Single interface (OPF Programming, for comparison)
Let's define 2 interface: bird_i which contains fly method, and dog_i which contains run and bark method.
typedef int (*bird_fly_fn_t)(void *self, int distance);
typedef int (*dog_run_fn_t)(void *self, int distance);
typedef int (*dog_bark_fn_t)(void *self, int count);
struct bird_i {
bird_fly_fn_t fly;
};
struct dog_i {
dog_run_fn_t run;
dog_bark_fn_t bark;
};
Let's see the OPF Programming implementation (single interface) first.
We define a normal dog species (husky) to implement the dog_i interface:
struct husky {
struct dog_i *interface;
const char *name;
};
We define a global object husky_interface which got shared by all struct husky objects.
struct dog_i husky_interface = {
.run = (dog_run_fn_t)husky_run,
.bark = (dog_bark_fn_t)husky_bark,
};
The the implementation of interfaces:
int husky_run(struct husky *self, int distance) {
my_printf("Husky %s is running, target distance: %d\n", self->name, distance);
return 0;
}
int husky_bark(struct husky *self, int distance) {
my_printf("Husky %s is barking, target count: %d\n", self->name, distance);
return 0;
}
Now, let's define a normal bird species (crow) to implement the bird_i interface.
struct crow {
struct bird_i *interface;
const char *name;
};
We define a global object crow_interface which got shared by all struct crow objects.
struct bird_i crow_interface = {
.fly = (bird_fly_fn_t)crow_fly,
};
Then, the implementation of interfaces:
int crow_fly(struct crow *self, int distance) {
my_printf("Crow %s is flying, target distance: %d\n", self->name, distance);
return 0;
}
Here is how we use it:
struct husky hus;
dog_run_simple((struct dog_i **)&hus, 10);
struct crow black;
bird_fly_simple((struct bird_i **)&black, 1000);
The dog_run_simple and bird_fly_simple are just wrappers for (*p)->f(p).
int dog_run_simple(struct dog_i **dog, int distance) {
return (*dog)->run(dog, distance);
}
int bird_fly_simple(struct bird_i **bird, int distance) {
return (*bird)->fly(bird, distance);
}
The Multiple-interface mechanism (which is compatible with OPF)
In short, the core part of this implementation is a singly linked list who chains all interface objects.
There is a Interface Tag inside every node of the list.

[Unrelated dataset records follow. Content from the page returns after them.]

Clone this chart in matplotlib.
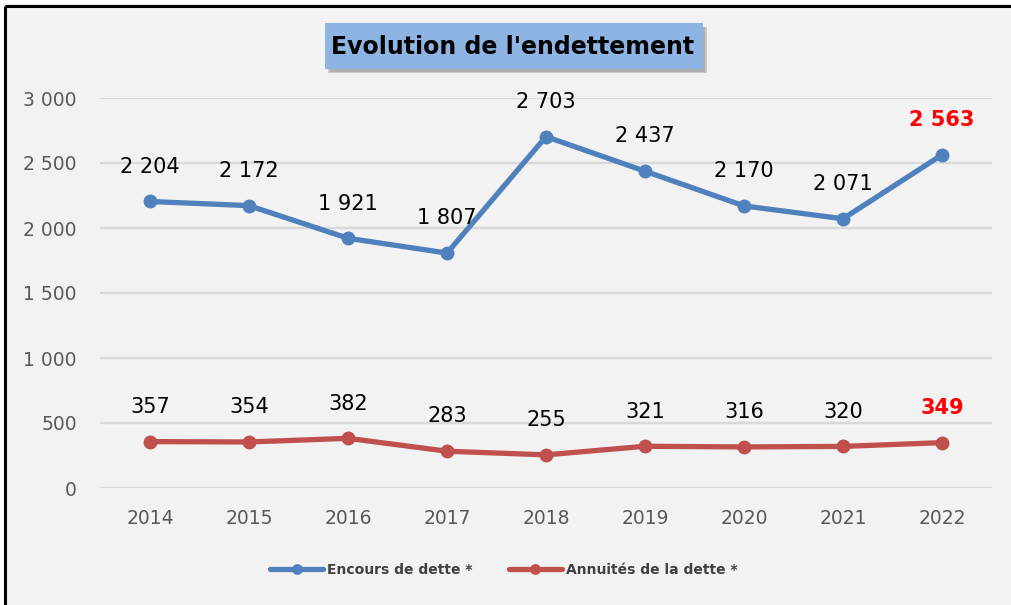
import matplotlib
matplotlib.use('Agg')
from matplotlib import pyplot as plt
from matplotlib.patches import Rectangle
from matplotlib.lines import Line2D

# Data
years = ['2014', '2015', '2016', '2017', '2018', '2019', '2020', '2021', '2022']
encours = [2204, 2172, 1921, 1807, 2703, 2437, 2170, 2071, 2563]
annuites = [357, 354, 382, 283, 255, 321, 316, 320, 349]
yticks = [0, 500, 1000, 1500, 2000, 2500, 3000]

blue = '#4F81BD'
red = '#C0504D'
W, H = 1012, 605


def fmt(v):
    return '{:,}'.format(v).replace(',', ' ')


fig = plt.figure(figsize=(W / 100, H / 100), dpi=100, facecolor='#F2F2F2')

# black frame on top/left only, white margin outside it
fig.add_artist(Rectangle((0, 0), 4 / W, 1, transform=fig.transFigure,
                         facecolor='white', edgecolor='none', zorder=-10))
fig.add_artist(Rectangle((0, 1 - 4 / H), 1, 4 / H, transform=fig.transFigure,
                         facecolor='white', edgecolor='none', zorder=-10))
fig.add_artist(Line2D([5.5 / W, 1011.5 / W], [1 - 5.5 / H] * 2, transform=fig.transFigure,
                      color='black', linewidth=2.2, solid_capstyle='butt'))
fig.add_artist(Line2D([5.5 / W] * 2, [0.5 / H, 1 - 5.5 / H], transform=fig.transFigure,
                      color='black', linewidth=2.2, solid_capstyle='butt'))

ax = fig.add_axes([100.5 / W, 1 - 488 / H, 891 / W, 390 / H])
ax.set_facecolor('none')
x = list(range(len(years)))

ax.plot(x, encours, color=blue, linewidth=3.8, marker='o', markersize=9,
        label='Encours de dette *', zorder=3, solid_capstyle='round')
ax.plot(x, annuites, color=red, linewidth=3.8, marker='o', markersize=9,
        label='Annuités de la dette *', zorder=3, solid_capstyle='round')

last = len(years) - 1
for series in (encours, annuites):
    for i, v in enumerate(series):
        if i == last:
            ax.annotate(fmt(v), (i, v), xytext=(0, 25), textcoords='offset points',
                        ha='center', va='center', fontsize=15, color='#FF0000',
                        fontweight='bold')
        else:
            ax.annotate(fmt(v), (i, v), xytext=(0, 25), textcoords='offset points',
                        ha='center', va='center', fontsize=15, color='black')

ax.set_xlim(-0.5, len(years) - 0.5)
ax.set_ylim(0, 3000)
ax.set_yticks(yticks)
ax.set_yticklabels([fmt(t) for t in yticks])
ax.set_xticks(x)
ax.set_xticklabels(years)
ax.tick_params(axis='both', length=0, labelsize=13.5, labelcolor='#595959')
ax.tick_params(axis='y', pad=17)
ax.tick_params(axis='x', pad=15)
ax.grid(axis='y', color='#D9D9D9', linewidth=1.7)
ax.set_axisbelow(True)
for s in ax.spines.values():
    s.set_visible(False)

# title box with shadow
fig.add_artist(Rectangle((328 / W, 1 - 73 / H), 379 / W, 46 / H, transform=fig.transFigure,
                         facecolor='#8C8C8C', alpha=0.4, edgecolor='none'))
fig.add_artist(Rectangle((330 / W, 1 - 72 / H), 375 / W, 45 / H, transform=fig.transFigure,
                         facecolor='#7F7F7F', alpha=0.35, edgecolor='none'))
fig.add_artist(Rectangle((325 / W, 1 - 69 / H), 378 / W, 46 / H, transform=fig.transFigure,
                         facecolor='#8DB4E2', edgecolor='none'))
fig.text(513 / W, 1 - 47 / H, "Evolution de l'endettement", ha='center', va='center',
         fontsize=17, fontweight='bold', color='black')

fig.legend(loc='center', bbox_to_anchor=(504 / W, 1 - 570 / H), ncol=2, frameon=False,
           handlelength=3.8, handletextpad=0.3, columnspacing=2.6, markerscale=0.75,
           labelcolor='#404040', prop={'weight': 'bold', 'size': 10})

plt.savefig('out.png', dpi=100)
plt.close()
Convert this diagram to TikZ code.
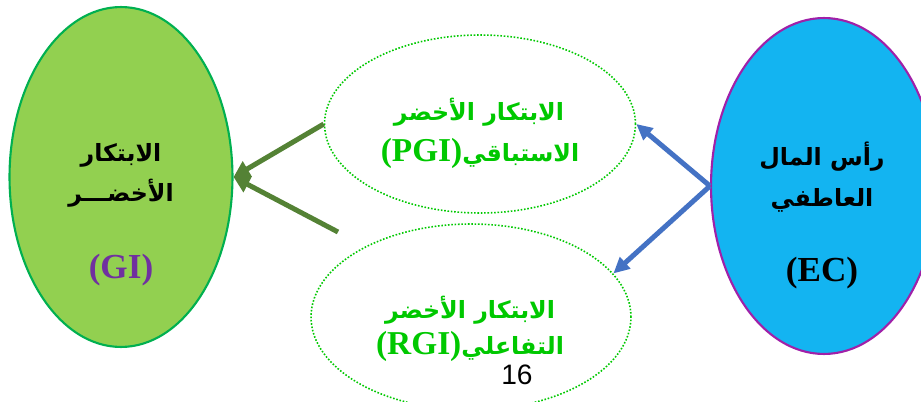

Some offsets are handled to make this mechanism compatible with OPF Programming.
+--------+ +--------+
| ---+--. | ---+--.
+--------+ | +--------+ |
VARIABLE OBJECT | DOG | | | BIRD | |
+--------+ .---> +--------+ .---> +--------+ `---> +--------+ `--->
| ---+--' | ---+--' | run | | fly |
+--------+ +--------+ +--------+ +--------+
| | | bark |
| | +--------+
| |
| |
+--------+
Now let's implement it. First, we define some structs and macros:
struct complex_i_header {
void *next;
void *tag;
};
#define H_ADDR_TO_I_ADDR(h) (void *)((uintptr_t)h + sizeof(struct complex_i_header))
#define I_ADDR_TO_H_ADDR(i) (struct complex_i_header *)((uintptr_t)i - sizeof(struct complex_i_header))
#define COMPLEX_INTERFACE(TYPE) \
struct { \
struct complex_i_header h; \
TYPE i; \
}
Then we define a function to traverse the list and adjust the offsets.
static int find_i_from_chain(void *interface_chain, void *tag, void **result) {
struct complex_i_header *h;
h = I_ADDR_TO_H_ADDR(interface_chain);
if (h->tag == tag) {
*result = interface_chain;
return 0;
}
if (h->next == NULL)
return 1;
return find_i_from_chain(h->next, tag, result);
}
Now, let's define a special dog species (angle dog), who implements bird_i and dog_i in the same time.
struct angel_dog {
void *interface;
int wing_span;
const char *name;
};
With the helper macro, we define 2 global interface object angel_dog_interface_1 and angel_dog_interface_2,
which got shared by all struct angel_dog objects.
COMPLEX_INTERFACE(struct bird_i)
angel_dog_interface_1 = {
.h.next = NULL,
.h.tag = &bird_i_anchor,
.i.fly = (bird_fly_fn_t)angel_dog_fly,
};
COMPLEX_INTERFACE(struct dog_i)
angel_dog_interface_2 = {
.h.next = H_ADDR_TO_I_ADDR(&angel_dog_interface_1),
.h.tag = &dog_i_anchor,
.i.run = (dog_run_fn_t)angel_dog_run,
.i.bark = (dog_bark_fn_t)angel_dog_bark,
};
Now here is the implementation of interfaces:
int angel_dog_fly(struct angel_dog *self, int distance) {
my_printf("Angel dog %s is flying, target distance: %d\n", self->name, distance);
return 0;
}
int angel_dog_run(struct angel_dog *self, int distance) {
my_printf("Angel dog %s is running, target distance: %d\n", self->name, distance);
return 0;
}
int angel_dog_bark(struct angel_dog *self, int distance) {
my_printf("Angel dog %s is barking, target count: %d\n", self->name, distance);
return 0;
}
Let's define 2 demo functions to use the multiple-interface objects:
int bird_fly_complex(void *bird, int distance) {
struct bird_i *i;
if (find_i_from_chain(*(void **)bird, &bird_i_anchor, (void **)&i))
return 1;
return i->fly(bird, distance);
}
int dog_run_complex(void *dog, int distance) {
struct dog_i *i;
if (find_i_from_chain(*(void **)dog, &dog_i_anchor, (void **)&i))
return 1;
return i->run(dog, distance);
}
Usage example:
struct angel_dog air;
//...
dog_run_complex(&air, 100);
bird_fly_complex(&air, 2000);
The first interface in the chain is struct dog_i, so you can use OPF Programming on it (the compatibility):
dog_run_simple((struct dog_i **)&air, 10);
But ...
It's not suggested to use this skill in serious programs. This will be explained in the future.